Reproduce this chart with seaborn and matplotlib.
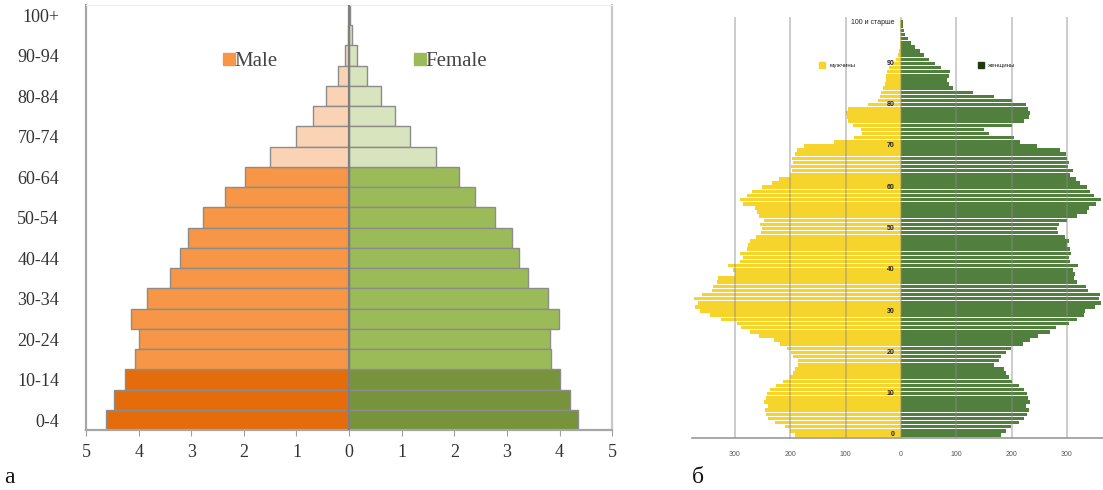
import numpy as np
import pandas as pd
import matplotlib
matplotlib.use("Agg")
import matplotlib.pyplot as plt
from matplotlib.ticker import FuncFormatter
from matplotlib.lines import Line2D
import seaborn as sns

# --- panel a: five-year age groups, % of population ---
age_groups = ['0-4', '5-9', '10-14', '15-19', '20-24', '25-29', '30-34', '35-39',
              '40-44', '45-49', '50-54', '55-59', '60-64', '65-69', '70-74', '75-79',
              '80-84', '85-89', '90-94', '95-99', '100+']
male_pct = [4.63, 4.47, 4.25, 4.06, 4.0, 4.14, 3.85, 3.41, 3.22, 3.07, 2.77, 2.35,
            1.97, 1.51, 1.0, 0.69, 0.44, 0.21, 0.08, 0.03, 0.01]
female_pct = [4.35, 4.2, 4.0, 3.84, 3.82, 3.99, 3.78, 3.4, 3.22, 3.09, 2.78, 2.4,
              2.08, 1.66, 1.16, 0.87, 0.6, 0.34, 0.15, 0.05, 0.02]
# broad age band of each group: young / working / old
band = ['young'] * 3 + ['work'] * 10 + ['old'] * 8

# --- panel б: single years of age, thousands ---
ages = list(range(101))
men = [192, 200, 210, 228, 240, 244, 246, 240, 248, 244,
       242, 236, 225, 212, 200, 194, 192, 186, 186, 194,
       198, 206, 218, 230, 256, 272, 288, 296, 324, 345,
       362, 372, 366, 374, 360, 342, 340, 332, 330, 300,
       304, 312, 290, 286, 290, 278, 276, 272, 262, 252,
       250, 254, 248, 256, 260, 264, 285, 290, 278, 268,
       250, 232, 220, 200, 196, 198, 194, 196, 192, 188,
       175, 120, 85, 70, 72, 86, 95, 98, 100, 96,
       60, 42, 38, 36, 32, 28, 27, 26, 25, 22,
       14, 8, 5, 3, 2, 2, 1, 1, 1, 1, 1]
women = [180, 190, 198, 214, 222, 228, 232, 226, 234, 230,
         228, 222, 214, 200, 196, 190, 186, 168, 178, 180,
         190, 198, 220, 234, 248, 270, 280, 304, 318, 330,
         332, 350, 362, 358, 360, 338, 334, 318, 312, 314,
         310, 320, 306, 304, 308, 306, 300, 304, 296, 284,
         282, 286, 300, 318, 336, 340, 352, 362, 348, 342,
         336, 324, 316, 305, 310, 302, 304, 300, 298, 288,
         246, 215, 204, 160, 150, 200, 222, 232, 234, 230,
         226, 200, 168, 130, 95, 86, 84, 86, 88, 72,
         62, 50, 42, 34, 26, 18, 12, 8, 5, 3, 3]
age_marks = [0, 10, 20, 30, 40, 50, 60, 70, 80, 90]

shade_colors = {
    'Male young': '#E46C0A', 'Male work': '#F79646', 'Male old': '#FAD3B4',
    'Female young': '#77933C', 'Female work': '#9BBB59', 'Female old': '#D7E4BD',
}

sns.set_style("white")
plt.rcParams['font.family'] = ['Liberation Serif', 'DejaVu Serif']

fig = plt.figure(figsize=(11.03, 4.9), dpi=100)
ax1 = fig.add_axes([0.078, 0.122, 0.477, 0.868])
ax2 = fig.add_axes([0.627, 0.106, 0.373, 0.859])

# ---------------- panel a ----------------
df_a = pd.DataFrame({
    'group': age_groups * 2,
    'value': [-v for v in male_pct] + female_pct,
    'shade': ['Male ' + b for b in band] + ['Female ' + b for b in band],
})
order_a = age_groups[::-1]
sns.barplot(data=df_a, x='value', y='group', hue='shade', palette=shade_colors,
            order=order_a, dodge=False, orient='h', width=1.0, saturation=1,
            edgecolor='#8c8c8c', linewidth=1.0, legend=False, ax=ax1)
ax1.set_xlim(-5, 5)
ax1.set_ylim(len(age_groups) - 0.5, -0.5)
ax1.axvline(0, color='#7f7f7f', lw=1.6, zorder=5)
ax1.set_xticks(range(-5, 6))
ax1.xaxis.set_major_formatter(FuncFormatter(lambda v, p: f'{abs(v):.0f}'))
ax1.set_yticks(range(len(order_a)))
ax1.set_yticklabels([g if i % 2 == 0 else '' for i, g in
                     zip(range(len(order_a) - 1, -1, -1), order_a)])
ax1.tick_params(axis='x', bottom=True, length=4, color='#a0a0a0',
                labelsize=13, pad=6, labelcolor='#333333')
ax1.tick_params(axis='y', left=False, labelsize=13, pad=16, labelcolor='#333333')
ax1.set_xlabel('')
ax1.set_ylabel('')
for side in ['left', 'bottom']:
    ax1.spines[side].set_color('#a6a6a6')
    ax1.spines[side].set_linewidth(1.6)
ax1.spines['right'].set_color('#c8c8c8')
ax1.spines['right'].set_linewidth(1.6)
ax1.spines['top'].set_color('#ececec')

handles_a = [Line2D([], [], marker='s', ls='', markersize=8, color='#F79646', label='Male'),
             Line2D([], [], marker='s', ls='', markersize=8, color='#9BBB59', label='Female')]
ax1.legend(handles=handles_a, loc='upper center', bbox_to_anchor=(0.505, 0.935), ncol=2,
           frameon=False, fontsize=15, handletextpad=-0.3, columnspacing=6.2,
           handlelength=1.2, labelcolor='#444444')

# ---------------- panel б ----------------
df_b = pd.DataFrame({
    'age': ages * 2,
    'value': [-v for v in men] + women,
    'sex': ['мужчины'] * len(ages) + ['женщины'] * len(ages),
})
sns.barplot(data=df_b, x='value', y='age', hue='sex',
            palette={'мужчины': '#F6D42B', 'женщины': '#507F3E'},
            dodge=False, orient='h', native_scale=True, width=0.85, saturation=1,
            edgecolor='none', legend=False, ax=ax2)
ax2.set_xlim(-378, 365)
ax2.set_ylim(-0.75, 101.2)
ax2.set_axisbelow(False)
ax2.grid(axis='x', color='#8a8a8a', lw=1.1, alpha=0.55)
ax2.set_xticks([-300, -200, -100, 0, 100, 200, 300])
ax2.xaxis.set_major_formatter(FuncFormatter(lambda v, p: f'{abs(v):.0f}'))
ax2.set_yticks([])
ax2.tick_params(axis='x', bottom=False, labelsize=5, pad=6, labelcolor='#555555',
                labelfontfamily='Liberation Sans')
ax2.set_xlabel('')
ax2.set_ylabel('')
for side in ['left', 'right', 'top']:
    ax2.spines[side].set_visible(False)
ax2.spines['bottom'].set_color('#9a9a9a')
ax2.spines['bottom'].set_linewidth(1.2)

for a in age_marks:
    ax2.text(-12, a, str(a), ha='right', va='center', fontsize=5,
             fontweight='bold', color='#222222', family='Liberation Sans')
ax2.text(-12, 100, '100 и старше', ha='right', va='center', fontsize=5,
         color='#222222', family='Liberation Sans')

handles_b = [Line2D([], [], marker='s', ls='', markersize=4, color='#F6D42B', label='мужчины'),
             Line2D([], [], marker='s', ls='', markersize=4, color='#1f3a12', label='женщины')]
ax2.legend(handles=handles_b, loc='upper center', bbox_to_anchor=(0.545, 0.905), ncol=2,
           frameon=False, handletextpad=0.2, columnspacing=19,
           prop={'family': 'Liberation Sans', 'size': 4.5})

fig.text(0.004, 0.015, 'а', fontsize=17, color='#111111')
fig.text(0.627, 0.015, 'б', fontsize=17, color='#111111')

fig.savefig('out.png', dpi=100)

* Work to be completed *
Begin at the first line of the material and copy each line exactly through the one containing "import seaborn as sns". Omit pictures.

* Result *
Reproduce this chart with seaborn and matplotlib.
import numpy as np
import pandas as pd
import matplotlib
matplotlib.use("Agg")
import matplotlib.pyplot as plt
from matplotlib.ticker import FuncFormatter
from matplotlib.lines import Line2D
import seaborn as sns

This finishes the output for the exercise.